おむすびやのり巻き、つくだ煮など、ふだんなにげなく食べている「のり」。近年、環境変化によってさまざまな影響を受けているという。
「関西の朝の顔」として、テレビなどで活躍する気象予報士・防災士の正木明がパーソナリティーを務めるラジオ番組『正木明の地球にいいこと』(ラジオ関西、月曜午後1時~。アシスタント:荻野恵美子)9月5日放送回では、兵庫のり養殖家かつ森漁業協同組合(兵庫県淡路市久留麻)の代表理事組合長・森吉秀さんをゲストに迎え、くわしい話を聞いた。
のり養殖・生産をかなりシンプルに説明すると、「胞子から芽を育て、摘みとったものを、ふだん食べる“のり”の状態に加工する」こと。
森さんの養殖場では、9月25日頃から陸上に設置した水車でのり網に胞子をつけ、のりの苗をつくる。
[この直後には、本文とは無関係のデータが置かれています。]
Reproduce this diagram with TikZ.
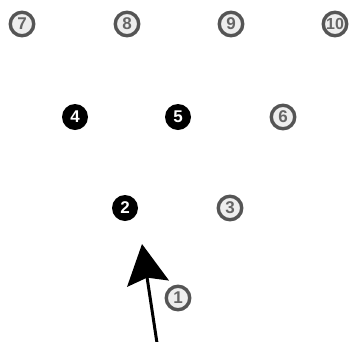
\documentclass[tikz,border=0pt]{standalone}
\usepackage{fontspec}
\setmainfont{Liberation Sans}
\usetikzlibrary{arrows.meta}
\definecolor{ringgray}{HTML}{555555}
\definecolor{fillgray}{HTML}{EEEEEE}
\definecolor{numgray}{HTML}{666666}
\tikzset{
  ring/.style={circle, draw=ringgray, line width=3.4pt, fill=fillgray, text=numgray,
    minimum size=23.5pt, inner sep=0pt, font=\fontsize{17}{17}\selectfont\bfseries},
  solid dot/.style={circle, fill=black, text=white,
    minimum size=26pt, inner sep=0pt, font=\fontsize{17}{17}\selectfont\bfseries},
  bigarrow/.style={line width=3pt, -{Stealth[length=40pt, width=42pt, inset=6pt]}}
}
\begin{document}
\begin{tikzpicture}[x=1pt, y=-1pt]
\useasboundingbox (0,0) rectangle (351,341);
\node[ring] (n7) at (22,24) {7};
\node[ring] (n8) at (127,24) {8};
\node[ring] (n9) at (231,24) {9};
\node[ring, font=\fontsize{16}{16}\selectfont\bfseries] (n10) at (335,24) {10};
\node[solid dot] (n4) at (75,117) {4};
\node[solid dot] (n5) at (178,117) {5};
\node[ring] (n6) at (283,117) {6};
\node[solid dot] (n2) at (125,208) {2};
\node[ring] (n3) at (230,208) {3};
\node[ring] (n1) at (178,298) {1};
\coordinate (start) at (157,343);
\coordinate (tip) at (142,244);
\draw[bigarrow] (start) -- (tip);
\end{tikzpicture}
\end{document}
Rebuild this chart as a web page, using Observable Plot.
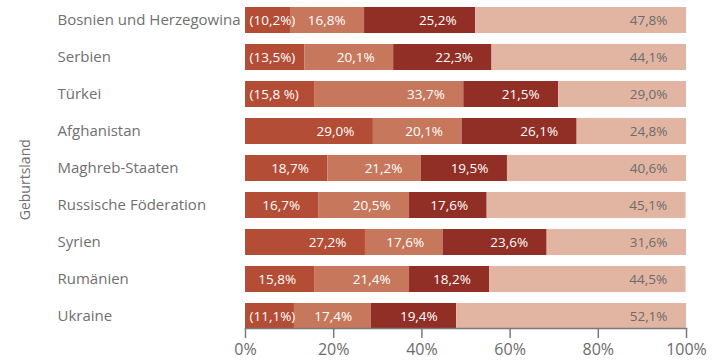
<!DOCTYPE html>
<html>
<head>
<meta charset="utf-8">
<script src="https://cdn.jsdelivr.net/npm/d3@7"></script>
<script src="https://cdn.jsdelivr.net/npm/@observablehq/plot@0.6"></script>
<style>
  html, body { margin: 0; padding: 0; background: #fff; }
  #chart svg { display: block; }
</style>
</head>
<body>
<div id="chart"></div>
<script>
const countries = ["Bosnien und Herzegowina", "Serbien", "Türkei", "Afghanistan", "Maghreb-Staaten", "Russische Föderation", "Syrien", "Rumänien", "Ukraine"];
const seg1 = [10.2, 13.5, 15.8, 29.0, 18.7, 16.7, 27.2, 15.8, 11.1];
const seg2 = [16.8, 20.1, 33.7, 20.1, 21.2, 20.5, 17.6, 21.4, 17.4];
const seg3 = [25.2, 22.3, 21.5, 26.1, 19.5, 17.6, 23.6, 18.2, 19.4];
const seg4 = [47.8, 44.1, 29.0, 24.8, 40.6, 45.1, 31.6, 44.5, 52.1];
const seg1Labels = ["(10,2%)", "(13,5%)", "(15,8 %)", "29,0%", "18,7%", "16,7%", "27,2%", "15,8%", "(11,1%)"];
const segColors = ["#b34d36", "#c7785c", "#912e25", "#e2b5a3"];
const tickValues = [0, 0.2, 0.4, 0.6, 0.8, 1.0];
const axisTitle = "Geburtsland";

const fmt = v => v.toFixed(1).replace(".", ",") + "%";
const series = [seg1, seg2, seg3, seg4];
const rows = [];
countries.forEach((c, i) => {
  let acc = 0;
  series.forEach((s, k) => {
    const v = s[i] / 100;
    const label = k === 0 ? seg1Labels[i] : fmt(s[i]);
    rows.push({country: c, seg: k, x1: acc, x2: acc + v, label, paren: label.startsWith("(")});
    acc += v;
  });
});

const font = "Open Sans, Lato, sans-serif";

const chart = Plot.plot({
  width: 719,
  height: 363,
  marginLeft: 245,
  marginRight: 33,
  marginTop: 1.5,
  marginBottom: 35,
  style: {fontFamily: font, background: "#fff"},
  x: {domain: [0, 1]},
  y: {domain: countries, range: [1.5, 334.5], paddingInner: 0.3, paddingOuter: 0.15, align: 0.5},
  marks: [
    Plot.barX(rows, {x1: "x1", x2: "x2", y: "country", fill: d => segColors[d.seg]}),
    Plot.text(rows.filter(d => !d.paren), {
      x: "x2", y: "country", text: "label", textAnchor: "end", dx: -19,
      fill: d => d.seg === 3 ? "#6b6b6b" : "#ffffff", fontSize: 13.5, fontFamily: font
    }),
    Plot.text(rows.filter(d => d.paren), {
      x: "x1", y: "country", text: "label", textAnchor: "start", dx: 4,
      fill: "#ffffff", fontSize: 13.5, fontFamily: font
    }),
    Plot.text(countries, {
      y: d => d, text: d => d, frameAnchor: "left", textAnchor: "start", dx: -188,
      fill: "#707070", fontSize: 15, fontFamily: font
    }),
    Plot.text([axisTitle], {
      text: d => d, frameAnchor: "left", rotate: -90, dx: -220, dy: 55,
      fill: "#707070", fontSize: 14, fontFamily: font
    }),
    Plot.frame({anchor: "bottom", stroke: "#7a7a7a", strokeWidth: 1.5}),
    Plot.axisX({
      ticks: tickValues, tickFormat: d => Math.round(d * 100) + "%", tickSize: 10, tickPadding: 5,
      stroke: "#7a7a7a", strokeWidth: 1.5, fill: "#6b6b6b", fontSize: 16, label: null
    }),
    Plot.axisY({ticks: [], label: null, tickSize: 0})
  ]
});
document.getElementById("chart").appendChild(chart);
</script>
</body>
</html>
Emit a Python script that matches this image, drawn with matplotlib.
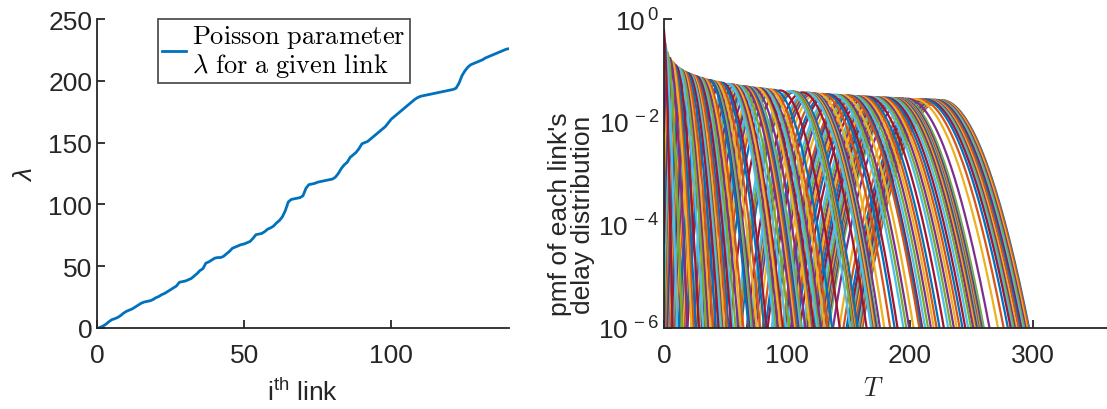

この工程を採苗(さいびょう)と呼ぶ。10月に入ると採苗した網をいったん引き上げ冷凍保管し、海水温度が23度以下になったところで海に戻す。水中で20〜25日かけて育苗(いくびょう)、5ミリ〜1センチほどになればふたたび網を引き上げ冷凍保管する。
一見、緻密なスケジュール管理のうえ養殖は行われているものの……
「通常だと育苗は10月1日頃実施するのですが、近年では10月25日頃と後倒しになっています」(森さん)
時期に20日以上のずれが生じるようになったのは、温暖化のために海水温が下がらないことが原因だという。
11月下旬〜12月初旬、海水温が18度以下になれば海苔網を海へ戻す。そして、苗から海苔が成長したら摘みとり作業へ入るのである。
われわれの食卓にならぶ「のり」へ加工されはじめるのは12月15日頃。じつに地道な作業を経て養殖・生産されているのだが、森さんいわく、温暖化の影響をフォローするため工程の複雑化は避けられないとのこと。